According to a report in Discovery News, the scientists grouped the rays depending on whether they had passed through massive clusters of galaxies or bee-lined to Earthly detectors through areas largely lacking galactic real estate.
The premise was that these "background" microwaves would pick up a little energy as they entered the clusters, urged on by the forces of gravity.
But if gravity had a monopoly on the game, the rays would lose that snap as they pressed through the other side, rendering the energy gain a transitory phenomenon.

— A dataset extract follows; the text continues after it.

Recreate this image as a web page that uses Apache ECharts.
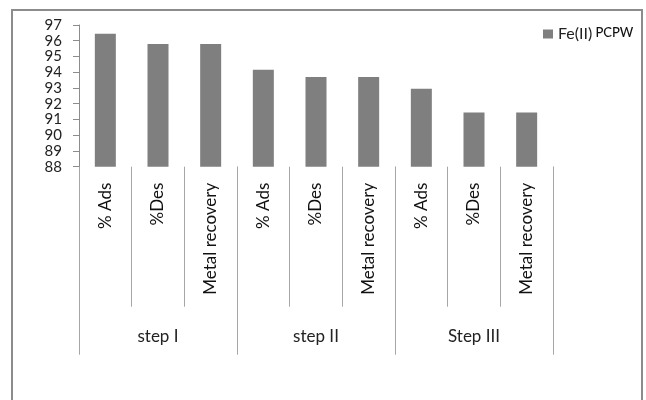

As to how the microwaves passing through super-sized galaxy clusters got to keep a bit of unearned gain, Istvan Szapudi and colleagues from the University of Hawaii believe it is because dark energy, which sometimes is referred to as anti-gravity or vacuum energy, had spread out the galaxy clusters, as it is doing to all space. y the time the microwaves exited, there was proportionally a bit less mass to deal with, leaving the rays with a slight energy advantage.

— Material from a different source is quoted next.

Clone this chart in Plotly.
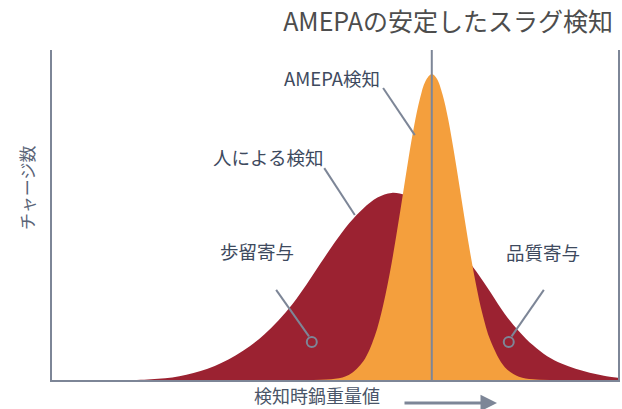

"It's kind of like if you have a car on a hill. You pick up energy as you're going down, but you give it all back up again when you go up," explained Gary Hinshaw of NASA's Goddard Space Flight Center in Greenbelt, Maryland.
"What is happening here is that the acceleration of the universe is forcing the gravity wells to be less strong. So over the time it takes for energy to cross the cluster, the strength of the cluster has diminished," he added.
The measurements are difficult to make because tiny variations in the Big Bang remnant waves are larger than the observable effects of intervening galaxy clusters and voids.
But, by grouping together data from background radiation maps of the 50 largest galaxy clusters and the 50 largest voids, researchers were able to come up with a finding they say has only a one in 200,000 chance of being a statistical fluke.
The data was taken from Sloan Digital Sky Survey, which has mapped the distribution of galaxies in about 25 percent of the sky.